● **Instructions for the task**
Exactly as written, write out the lines below from the first to the one containing "Chart.register(...registerables);", inclusive. Pictures do not belong in the copy.

● **Supplied information**
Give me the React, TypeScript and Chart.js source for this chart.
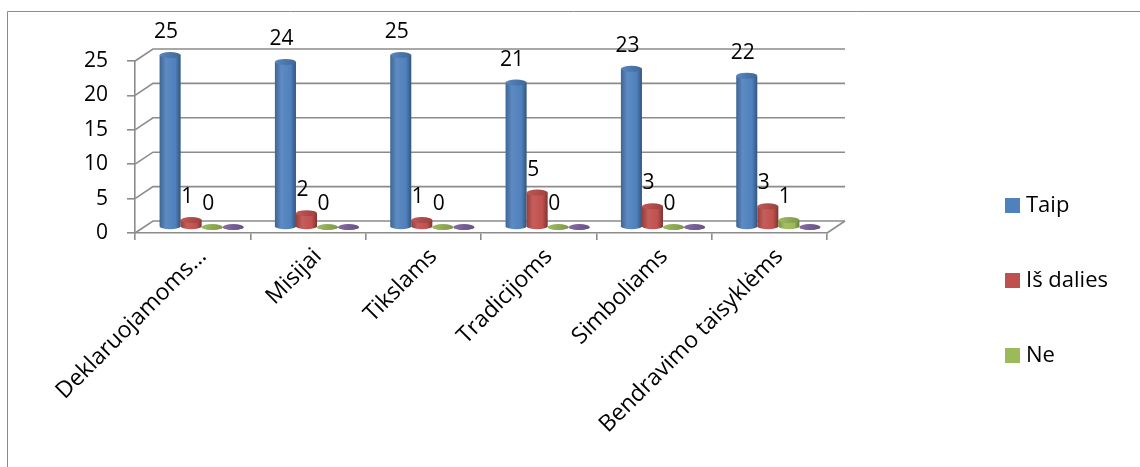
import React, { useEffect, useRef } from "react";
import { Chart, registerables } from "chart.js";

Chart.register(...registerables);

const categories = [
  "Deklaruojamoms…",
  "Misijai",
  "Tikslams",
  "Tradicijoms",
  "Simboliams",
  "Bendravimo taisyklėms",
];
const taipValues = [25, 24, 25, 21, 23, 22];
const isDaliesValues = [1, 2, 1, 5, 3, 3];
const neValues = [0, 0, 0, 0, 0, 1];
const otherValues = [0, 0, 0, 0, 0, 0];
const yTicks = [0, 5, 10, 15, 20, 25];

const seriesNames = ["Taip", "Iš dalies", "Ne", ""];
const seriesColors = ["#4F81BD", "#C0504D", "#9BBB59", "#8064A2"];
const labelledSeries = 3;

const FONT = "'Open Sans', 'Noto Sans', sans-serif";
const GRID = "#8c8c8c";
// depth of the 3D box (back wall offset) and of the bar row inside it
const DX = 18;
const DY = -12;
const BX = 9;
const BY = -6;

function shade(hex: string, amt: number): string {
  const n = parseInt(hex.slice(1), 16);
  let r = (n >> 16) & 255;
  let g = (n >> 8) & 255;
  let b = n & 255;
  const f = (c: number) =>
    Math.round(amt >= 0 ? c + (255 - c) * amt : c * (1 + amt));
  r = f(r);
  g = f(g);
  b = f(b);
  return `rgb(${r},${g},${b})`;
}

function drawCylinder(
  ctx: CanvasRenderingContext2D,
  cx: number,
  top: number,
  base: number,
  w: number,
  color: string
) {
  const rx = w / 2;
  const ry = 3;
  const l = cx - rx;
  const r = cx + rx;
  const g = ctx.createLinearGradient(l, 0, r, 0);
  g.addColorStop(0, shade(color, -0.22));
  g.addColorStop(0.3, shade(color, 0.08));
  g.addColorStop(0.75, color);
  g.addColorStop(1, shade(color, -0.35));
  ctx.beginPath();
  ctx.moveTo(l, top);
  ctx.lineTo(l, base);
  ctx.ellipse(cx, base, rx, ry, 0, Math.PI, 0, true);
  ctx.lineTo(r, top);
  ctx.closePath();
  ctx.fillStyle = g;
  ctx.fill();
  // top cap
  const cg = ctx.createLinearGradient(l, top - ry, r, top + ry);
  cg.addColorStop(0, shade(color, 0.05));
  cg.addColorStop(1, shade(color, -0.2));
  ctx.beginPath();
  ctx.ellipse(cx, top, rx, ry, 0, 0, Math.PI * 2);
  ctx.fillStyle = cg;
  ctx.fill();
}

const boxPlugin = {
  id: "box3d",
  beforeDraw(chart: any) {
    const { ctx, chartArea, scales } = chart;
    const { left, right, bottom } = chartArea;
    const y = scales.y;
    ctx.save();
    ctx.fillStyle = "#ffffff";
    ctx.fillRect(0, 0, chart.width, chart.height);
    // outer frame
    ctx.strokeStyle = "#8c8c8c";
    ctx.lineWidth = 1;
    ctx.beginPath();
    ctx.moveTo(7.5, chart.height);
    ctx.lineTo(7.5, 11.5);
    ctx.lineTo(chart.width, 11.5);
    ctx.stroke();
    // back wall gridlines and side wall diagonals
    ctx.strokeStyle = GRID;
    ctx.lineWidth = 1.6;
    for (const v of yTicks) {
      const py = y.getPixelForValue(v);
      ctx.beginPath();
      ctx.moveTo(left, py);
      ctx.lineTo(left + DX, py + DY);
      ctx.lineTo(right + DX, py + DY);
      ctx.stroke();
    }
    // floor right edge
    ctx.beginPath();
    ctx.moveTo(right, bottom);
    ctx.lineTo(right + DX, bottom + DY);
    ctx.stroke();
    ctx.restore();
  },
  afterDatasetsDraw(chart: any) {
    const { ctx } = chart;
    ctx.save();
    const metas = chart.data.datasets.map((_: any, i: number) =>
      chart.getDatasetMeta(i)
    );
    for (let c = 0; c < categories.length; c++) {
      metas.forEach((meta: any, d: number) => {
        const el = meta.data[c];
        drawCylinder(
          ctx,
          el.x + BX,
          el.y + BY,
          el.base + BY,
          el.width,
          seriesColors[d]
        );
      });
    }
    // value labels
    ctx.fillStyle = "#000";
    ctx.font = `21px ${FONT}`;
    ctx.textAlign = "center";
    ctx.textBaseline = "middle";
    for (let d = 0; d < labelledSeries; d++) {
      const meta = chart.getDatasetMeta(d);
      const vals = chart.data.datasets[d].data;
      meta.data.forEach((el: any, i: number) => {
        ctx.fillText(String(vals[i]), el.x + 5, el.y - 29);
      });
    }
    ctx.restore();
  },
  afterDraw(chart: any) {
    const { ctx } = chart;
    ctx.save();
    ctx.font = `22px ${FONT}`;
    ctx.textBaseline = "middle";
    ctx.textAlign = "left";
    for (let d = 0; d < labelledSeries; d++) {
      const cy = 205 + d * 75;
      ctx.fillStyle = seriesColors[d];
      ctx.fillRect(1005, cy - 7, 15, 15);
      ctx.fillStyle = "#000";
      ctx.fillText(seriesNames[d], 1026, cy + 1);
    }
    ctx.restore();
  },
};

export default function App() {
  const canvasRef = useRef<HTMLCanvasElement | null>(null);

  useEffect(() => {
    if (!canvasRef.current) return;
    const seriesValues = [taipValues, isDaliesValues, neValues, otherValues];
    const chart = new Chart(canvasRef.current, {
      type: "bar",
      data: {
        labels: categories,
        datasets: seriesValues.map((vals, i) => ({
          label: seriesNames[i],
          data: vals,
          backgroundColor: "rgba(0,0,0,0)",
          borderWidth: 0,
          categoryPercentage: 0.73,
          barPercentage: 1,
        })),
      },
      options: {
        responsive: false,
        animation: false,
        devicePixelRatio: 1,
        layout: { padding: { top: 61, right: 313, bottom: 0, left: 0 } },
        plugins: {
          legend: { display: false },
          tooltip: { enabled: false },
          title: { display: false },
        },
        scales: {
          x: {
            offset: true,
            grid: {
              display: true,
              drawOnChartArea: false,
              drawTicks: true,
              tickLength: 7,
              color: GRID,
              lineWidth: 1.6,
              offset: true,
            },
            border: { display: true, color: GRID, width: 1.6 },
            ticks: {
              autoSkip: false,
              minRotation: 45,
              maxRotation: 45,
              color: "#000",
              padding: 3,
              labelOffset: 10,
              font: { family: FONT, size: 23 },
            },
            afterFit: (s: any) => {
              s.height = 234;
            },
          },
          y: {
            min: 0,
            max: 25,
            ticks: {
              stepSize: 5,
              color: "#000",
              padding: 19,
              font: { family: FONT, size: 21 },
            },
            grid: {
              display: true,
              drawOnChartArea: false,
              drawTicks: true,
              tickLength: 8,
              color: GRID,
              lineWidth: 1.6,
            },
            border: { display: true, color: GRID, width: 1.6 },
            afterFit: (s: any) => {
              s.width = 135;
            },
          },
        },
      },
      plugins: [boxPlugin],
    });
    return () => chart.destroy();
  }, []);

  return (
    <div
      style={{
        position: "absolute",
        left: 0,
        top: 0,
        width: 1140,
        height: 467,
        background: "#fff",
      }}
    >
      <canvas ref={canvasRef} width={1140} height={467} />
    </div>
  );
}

● **Exercise response**
Give me the React, TypeScript and Chart.js source for this chart.
import React, { useEffect, useRef } from "react";
import { Chart, registerables } from "chart.js";

Chart.register(...registerables);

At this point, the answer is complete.